Research matters ... phosphorous and growing medium pH

Dr Ken Cockshull, Emeritus Fellow at Warwick HRI, highlights the latest findings from horticultural research.

Research outlined in an earlier article showed that the roots of geraniums produce acids when they are exposed to high temperatures. These acids lower the pH of the growing medium, which increases the availability of micronutrients and causes symptoms of micronutrient toxicity in the plants. The effects are worse if the plants are deficient in phosphorous.
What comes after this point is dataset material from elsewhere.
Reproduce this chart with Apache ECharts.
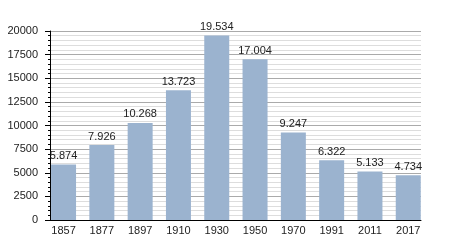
<!DOCTYPE html>
<html>
<head>
<meta charset="utf-8">
<script src="https://cdn.jsdelivr.net/npm/echarts@6/dist/echarts.min.js"></script>
<style>html,body{margin:0;padding:0;background:#fff}#c{width:450px;height:250px}</style>
</head>
<body>
<div id="c"></div>
<script>
var categories = ['1857','1877','1897','1910','1930','1950','1970','1991','2011','2017'];
var population = [5874, 7926, 10268, 13723, 19534, 17004, 9247, 6322, 5133, 4734];
var yTicks = [0, 2500, 5000, 7500, 10000, 12500, 15000, 17500, 20000];

function fmt(v){ return String(v).replace(/\B(?=(\d{3})+(?!\d))/g, '.'); }
var font = '"Liberation Sans", Arial, sans-serif';
var chart = echarts.init(document.getElementById('c'), null, {renderer:'canvas'});
chart.setOption({
  animation: false,
  grid: [
    {left: 50, right: 29, top: 31, bottom: 30},
    {left: 44.4, right: 22.6, top: 31, bottom: 30}
  ],
  xAxis: [
    {type:'category', gridIndex:0, data: categories,
     axisLine:{show:true, lineStyle:{color:'#000', width:1}},
     axisTick:{show:false}, axisLabel:{show:false}, splitLine:{show:false}},
    {type:'category', gridIndex:1, data: categories,
     axisLine:{show:false}, axisTick:{show:false},
     axisLabel:{show:true, fontSize:11, color:'#222', fontFamily:font, margin:5}}
  ],
  yAxis: [
    {type:'value', gridIndex:0, position:'left', min: yTicks[0], max: yTicks[yTicks.length-1], interval: 500,
     axisLine:{show:false},
     axisTick:{show:true, inside:false, length:2, lineStyle:{color:'#000', width:1}},
     axisLabel:{show:false},
     splitLine:{show:true, lineStyle:{color:'#ddd', width:1}}},
    {type:'value', gridIndex:0, position:'left', min: yTicks[0], max: yTicks[yTicks.length-1], interval: 2500,
     axisLine:{show:true, lineStyle:{color:'#000', width:1}},
     axisTick:{show:true, inside:false, length:5, lineStyle:{color:'#000', width:1}},
     axisLabel:{fontSize:11, color:'#222', fontFamily:font, margin:12,
       formatter: function(v){ return String(v); }},
     splitLine:{show:true, lineStyle:{color:'#aaa', width:1}}},
    {type:'value', gridIndex:1, min: yTicks[0], max: yTicks[yTicks.length-1],
     show:false, axisTick:{show:false}, axisLine:{show:false}, axisLabel:{show:false}, splitLine:{show:false}}
  ],
  series: [{
    type:'bar', xAxisIndex:1, yAxisIndex:2, data: population, barWidth: 25,
    itemStyle:{color:'#9bb3cf'},
    label:{show:true, position:'top', distance:3, fontSize:11, color:'#222', fontFamily:font,
      formatter: function(p){ return fmt(p.value); }}
  }]
});
</script>
</body>
</html>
In the research described here, zonal geranium cuttings were rooted, planted in a peat:perlite mixture and then grown in growth rooms at four different light levels. The day/night temperatures were 22 degsC/18 degsC. In another, similar experiment, as well as four different light levels, there were five different phosphorous concentrations in the growing media. The pH of the growing media fell if no phosphorous was added, especially at the higher light level.

Geraniums were also grown under two different light levels and in water culture so that phosphorous uptake could easily be measured. The higher light level suppressed phosphorous uptake but it didn't cause acidification if sufficient phosphorous was available.

The results confirm that phosphorous-deficient geraniums will acidify their growing medium, especially if they are grown for long periods under high light. Evidently, growing media should be monitored regularly to ensure that phosphorous concentrations are adequate.

Substrate Acidification by Geranium: Light Effects and Phosphorous Uptake by Taylor, Nelson & Frantz (2008). Journal of the American Society for Horticultural Science 133 (4): 515-520. Members of ISHS can view the Journal of the American Society for Horticultural Science from the website www.ishs.org.